Print exactly the lines from the first one down to the line containing "txt = '#333333'", both ends included, with no pictures and nothing else.

-- START Source data --

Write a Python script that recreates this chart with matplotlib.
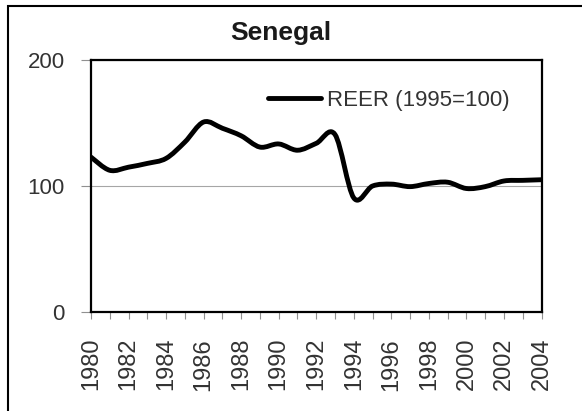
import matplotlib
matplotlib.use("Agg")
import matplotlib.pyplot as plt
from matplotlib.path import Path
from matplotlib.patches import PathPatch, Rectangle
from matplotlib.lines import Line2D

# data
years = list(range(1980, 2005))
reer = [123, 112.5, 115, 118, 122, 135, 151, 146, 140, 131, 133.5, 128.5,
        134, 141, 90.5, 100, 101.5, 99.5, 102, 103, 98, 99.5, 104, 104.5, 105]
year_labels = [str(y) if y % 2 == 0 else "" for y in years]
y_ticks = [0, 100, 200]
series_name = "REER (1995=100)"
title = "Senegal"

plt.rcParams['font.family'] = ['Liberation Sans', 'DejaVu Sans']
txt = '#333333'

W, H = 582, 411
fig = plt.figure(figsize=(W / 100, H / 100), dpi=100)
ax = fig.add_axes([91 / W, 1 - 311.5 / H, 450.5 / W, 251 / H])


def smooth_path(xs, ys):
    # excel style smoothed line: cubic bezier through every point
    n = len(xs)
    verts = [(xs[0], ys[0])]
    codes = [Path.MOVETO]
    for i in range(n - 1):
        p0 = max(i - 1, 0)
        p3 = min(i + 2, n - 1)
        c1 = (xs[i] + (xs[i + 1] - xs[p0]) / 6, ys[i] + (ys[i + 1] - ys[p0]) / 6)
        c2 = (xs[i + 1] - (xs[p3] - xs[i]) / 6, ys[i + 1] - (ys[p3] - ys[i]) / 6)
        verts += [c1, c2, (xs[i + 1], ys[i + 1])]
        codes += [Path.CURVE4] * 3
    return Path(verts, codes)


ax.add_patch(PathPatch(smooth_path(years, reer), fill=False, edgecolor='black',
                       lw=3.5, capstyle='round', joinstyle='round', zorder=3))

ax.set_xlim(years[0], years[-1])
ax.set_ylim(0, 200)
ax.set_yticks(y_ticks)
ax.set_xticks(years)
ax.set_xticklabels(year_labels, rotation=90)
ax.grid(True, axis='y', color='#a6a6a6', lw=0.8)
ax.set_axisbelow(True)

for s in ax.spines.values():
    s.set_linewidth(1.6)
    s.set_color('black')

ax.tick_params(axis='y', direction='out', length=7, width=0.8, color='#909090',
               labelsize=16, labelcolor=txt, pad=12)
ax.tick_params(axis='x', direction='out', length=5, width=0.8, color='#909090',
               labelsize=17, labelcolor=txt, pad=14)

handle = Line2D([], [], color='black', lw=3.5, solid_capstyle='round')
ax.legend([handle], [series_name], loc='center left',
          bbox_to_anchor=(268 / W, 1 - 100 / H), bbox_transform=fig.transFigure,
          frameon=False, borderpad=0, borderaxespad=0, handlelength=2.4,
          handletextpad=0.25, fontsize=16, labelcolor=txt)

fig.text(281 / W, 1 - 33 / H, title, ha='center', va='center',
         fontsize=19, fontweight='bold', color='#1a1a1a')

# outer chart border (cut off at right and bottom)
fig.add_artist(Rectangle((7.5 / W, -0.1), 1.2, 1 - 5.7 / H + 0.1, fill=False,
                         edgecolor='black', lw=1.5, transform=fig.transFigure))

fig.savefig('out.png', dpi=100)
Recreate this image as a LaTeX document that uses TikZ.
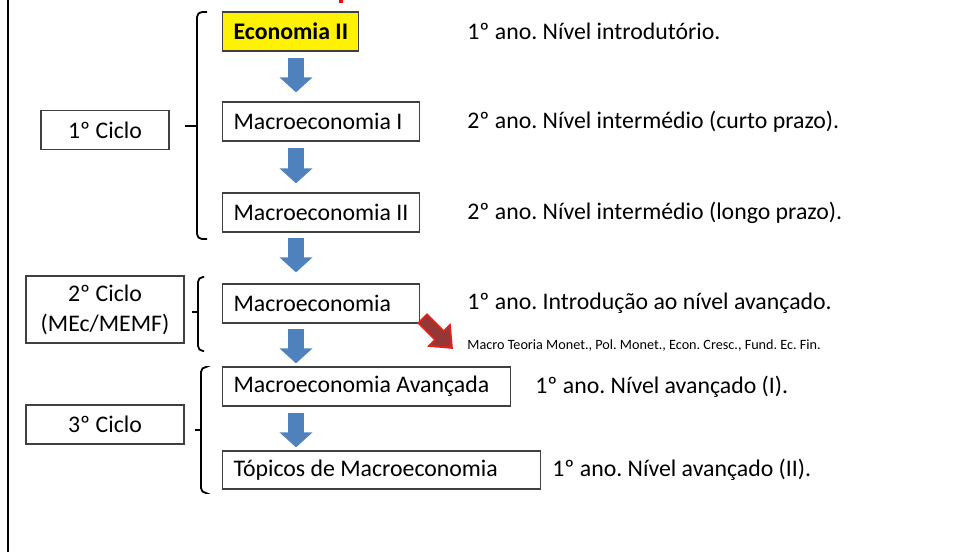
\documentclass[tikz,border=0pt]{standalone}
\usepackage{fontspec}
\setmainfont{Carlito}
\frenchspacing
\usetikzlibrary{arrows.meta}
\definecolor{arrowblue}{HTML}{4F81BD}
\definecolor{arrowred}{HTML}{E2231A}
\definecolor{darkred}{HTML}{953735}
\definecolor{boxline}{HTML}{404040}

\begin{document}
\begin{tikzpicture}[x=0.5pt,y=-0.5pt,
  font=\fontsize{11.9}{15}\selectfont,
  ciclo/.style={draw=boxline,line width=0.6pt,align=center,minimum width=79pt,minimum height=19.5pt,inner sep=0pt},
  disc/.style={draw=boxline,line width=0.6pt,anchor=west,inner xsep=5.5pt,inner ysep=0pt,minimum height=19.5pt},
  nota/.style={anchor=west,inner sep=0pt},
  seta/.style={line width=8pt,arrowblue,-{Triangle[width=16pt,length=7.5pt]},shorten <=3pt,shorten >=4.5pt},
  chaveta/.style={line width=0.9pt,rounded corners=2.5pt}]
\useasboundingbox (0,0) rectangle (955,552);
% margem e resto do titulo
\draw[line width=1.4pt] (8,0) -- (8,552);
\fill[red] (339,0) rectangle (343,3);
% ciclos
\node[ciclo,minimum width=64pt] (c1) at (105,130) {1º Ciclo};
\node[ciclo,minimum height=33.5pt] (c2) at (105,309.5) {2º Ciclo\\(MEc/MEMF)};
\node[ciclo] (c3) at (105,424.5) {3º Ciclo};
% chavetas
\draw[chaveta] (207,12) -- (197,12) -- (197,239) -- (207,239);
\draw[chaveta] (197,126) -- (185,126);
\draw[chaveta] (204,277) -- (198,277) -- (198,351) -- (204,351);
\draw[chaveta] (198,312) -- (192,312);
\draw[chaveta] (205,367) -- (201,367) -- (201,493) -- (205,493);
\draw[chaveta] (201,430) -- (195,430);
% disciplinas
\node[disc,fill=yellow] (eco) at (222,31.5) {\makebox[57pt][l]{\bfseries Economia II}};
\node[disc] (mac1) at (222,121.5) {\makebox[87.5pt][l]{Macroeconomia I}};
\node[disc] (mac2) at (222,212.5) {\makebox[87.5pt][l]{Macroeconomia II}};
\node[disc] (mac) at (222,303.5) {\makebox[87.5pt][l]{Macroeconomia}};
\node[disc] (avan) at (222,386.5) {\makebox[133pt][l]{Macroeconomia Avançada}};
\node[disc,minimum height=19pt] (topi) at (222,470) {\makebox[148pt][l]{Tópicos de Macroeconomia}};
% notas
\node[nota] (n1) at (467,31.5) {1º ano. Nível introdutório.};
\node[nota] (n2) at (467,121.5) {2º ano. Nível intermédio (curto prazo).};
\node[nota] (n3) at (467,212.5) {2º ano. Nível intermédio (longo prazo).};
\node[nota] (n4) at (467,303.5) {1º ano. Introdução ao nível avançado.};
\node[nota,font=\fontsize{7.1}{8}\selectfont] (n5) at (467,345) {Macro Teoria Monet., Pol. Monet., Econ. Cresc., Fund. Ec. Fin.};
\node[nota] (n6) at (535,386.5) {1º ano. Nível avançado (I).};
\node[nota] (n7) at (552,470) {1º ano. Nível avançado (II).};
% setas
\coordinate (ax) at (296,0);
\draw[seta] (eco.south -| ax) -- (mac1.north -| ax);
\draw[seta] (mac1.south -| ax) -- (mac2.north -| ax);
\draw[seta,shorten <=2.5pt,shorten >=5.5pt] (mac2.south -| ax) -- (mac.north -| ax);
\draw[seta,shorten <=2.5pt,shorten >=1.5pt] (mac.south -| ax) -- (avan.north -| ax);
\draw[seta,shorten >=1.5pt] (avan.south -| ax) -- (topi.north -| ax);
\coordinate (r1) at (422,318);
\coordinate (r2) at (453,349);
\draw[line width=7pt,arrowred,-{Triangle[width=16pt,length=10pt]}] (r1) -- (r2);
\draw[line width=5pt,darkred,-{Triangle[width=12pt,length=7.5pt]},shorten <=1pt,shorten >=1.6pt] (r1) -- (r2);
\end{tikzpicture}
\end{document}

-- END Source data --

Result for this exercise -
Write a Python script that recreates this chart with matplotlib.
import matplotlib
matplotlib.use("Agg")
import matplotlib.pyplot as plt
from matplotlib.path import Path
from matplotlib.patches import PathPatch, Rectangle
from matplotlib.lines import Line2D

# data
years = list(range(1980, 2005))
reer = [123, 112.5, 115, 118, 122, 135, 151, 146, 140, 131, 133.5, 128.5,
        134, 141, 90.5, 100, 101.5, 99.5, 102, 103, 98, 99.5, 104, 104.5, 105]
year_labels = [str(y) if y % 2 == 0 else "" for y in years]
y_ticks = [0, 100, 200]
series_name = "REER (1995=100)"
title = "Senegal"

plt.rcParams['font.family'] = ['Liberation Sans', 'DejaVu Sans']
txt = '#333333'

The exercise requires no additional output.